Nada nos aterra tanto como la posibilidad de perder. La certeza que provee la sensación de pertenencia trae consigo también, el potencial riesgo de perder eso que sabemos o creemos nuestro.
Es un hecho que tener algo abre la posibilidad de perderlo; y aunque lo sabemos, aunque estamos plenamente conscientes de esa verdad, nos resistimos a ella. Es como cuando pensamos en la vida y comprendemos que en el preciso momento de nacer adquirimos, sin saber, la certeza de morir.
A veces, nuestra mayor amenaza es cualquier situación, desafío, cambio, persona o decisión que pueda quitarnos algo. Y nos llena de miedo, aún más, la incertidumbre de no saber cómo ni cuándo pasará.
Lo cierto es que vamos a perder cada cosa que tengamos, cada persona que llegue, cada habilidad que desarrollemos, cada posesión.

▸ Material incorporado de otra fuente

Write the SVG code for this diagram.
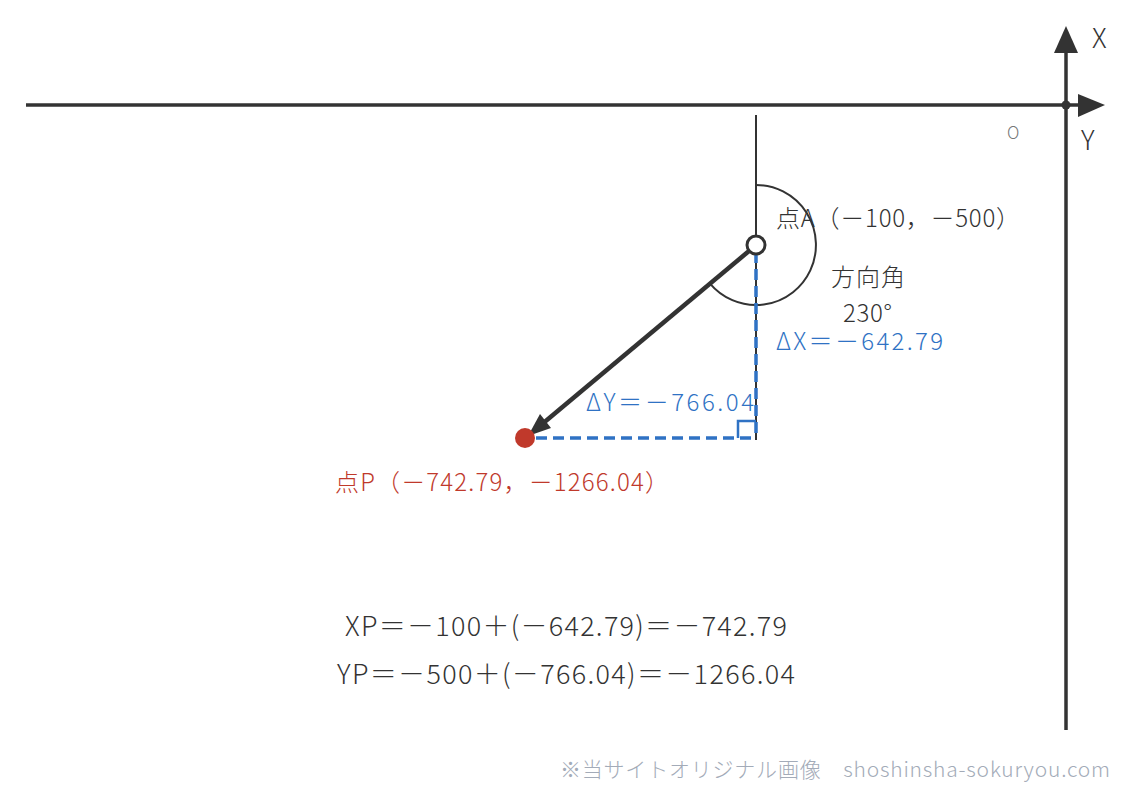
<svg xmlns="http://www.w3.org/2000/svg" width="1126" height="792" viewBox="0 0 1126 792">
<style>
text{font-family:"Noto Sans CJK JP","Noto Sans",sans-serif;font-weight:300;}
.dk{fill:#333;}
.bl{fill:#2f72c4;}
.rd{fill:#c0392b;}
.axis{stroke:#333;stroke-width:3.5;fill:none;}
.dash{stroke:#2f72c4;stroke-width:3.5;stroke-dasharray:11,6;fill:none;}
</style>
<rect width="1126" height="792" fill="#fff"/>
<g id="axes">
<line class="axis" x1="26" y1="105" x2="1080" y2="105"/>
<polygon points="1078,94 1105,105 1078,117" fill="#333"/>
<line class="axis" x1="1066" y1="50" x2="1066" y2="730"/>
<polygon points="1054,53 1066,26 1078,53" fill="#333"/>
<circle cx="1066" cy="105" r="4.5" fill="#333"/>
<text x="1092" y="48" font-size="27" class="dk">X</text>
<text x="1081" y="150" font-size="27" class="dk">Y</text>
<text x="1007" y="139" font-size="17" fill="#777">O</text>
</g>
<g id="connectors">
<line x1="756" y1="115" x2="756" y2="440" stroke="#333" stroke-width="2"/>
<path d="M756,185 A60,60 0 1 1 710,283.6" fill="none" stroke="#333" stroke-width="2"/>
<line class="dash" x1="756" y1="252" x2="756" y2="438"/>
<line class="dash" x1="536" y1="438" x2="756" y2="438"/>
<polyline points="738,438 738,421 756,421" fill="none" stroke="#2f72c4" stroke-width="2.5"/>
<line x1="749" y1="251" x2="535" y2="430" stroke="#333" stroke-width="4.5"/>
<polygon points="528,436 540,414 551,428" fill="#333"/>
</g>
<g id="pointA">
<circle cx="756" cy="245" r="9" fill="#fff" stroke="#333" stroke-width="3"/>
<text x="776" y="227" font-size="24" textLength="244" class="dk">点A（－100，－500）</text>
</g>
<g id="angle">
<text x="831" y="286" font-size="24" textLength="74" class="dk">方向角</text>
<text x="843" y="322" font-size="24" textLength="49" class="dk">230°</text>
</g>
<g id="deltaX">
<text x="776" y="350" font-size="24" textLength="167" class="bl">ΔX＝－642.79</text>
</g>
<g id="deltaY">
<text x="586" y="411" font-size="24" textLength="168" class="bl">ΔY＝－766.04</text>
</g>
<g id="pointP">
<circle cx="525" cy="438" r="10" fill="#c0392b"/>
<text x="335" y="491" font-size="24" textLength="334" class="rd">点P（－742.79，－1266.04）</text>
</g>
<g id="formulas">
<text x="345" y="636" font-size="27" textLength="442" class="dk">XP＝－100＋(－642.79)＝－742.79</text>
<text x="337" y="684" font-size="27" textLength="458" class="dk">YP＝－500＋(－766.04)＝－1266.04</text>
</g>
<text x="560" y="777" font-size="21" textLength="550" fill="#a3abb8">※当サイトオリジナル画像　shoshinsha-sokuryou.com</text>
</svg>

Lo único con lo que contamos para siempre es con el hecho de que nada permanecerá por tiempo indefinido. Incluidos nosotros. Nuestra propia vida.
Es por ello que adquirir una visión más profunda es esencial para navegar en esa verdad tan potente. Una visión que nos regrese la mayor pérdida de todas: la de la fe, para cuando la verdad no alcanza.
Si entendemos con contundencia que siempre está comenzando algo nuevo de otro modo, desde otros lugares y otras personas, recibiremos las pérdidas no como tales, sino como momentos de transición hacia un nuevo comienzo.
Aquí, desde la orilla de esa convicción, existe un horizonte donde siempre se puede volver a empezar.
No hay finales, todo es el inicio de otra cosa.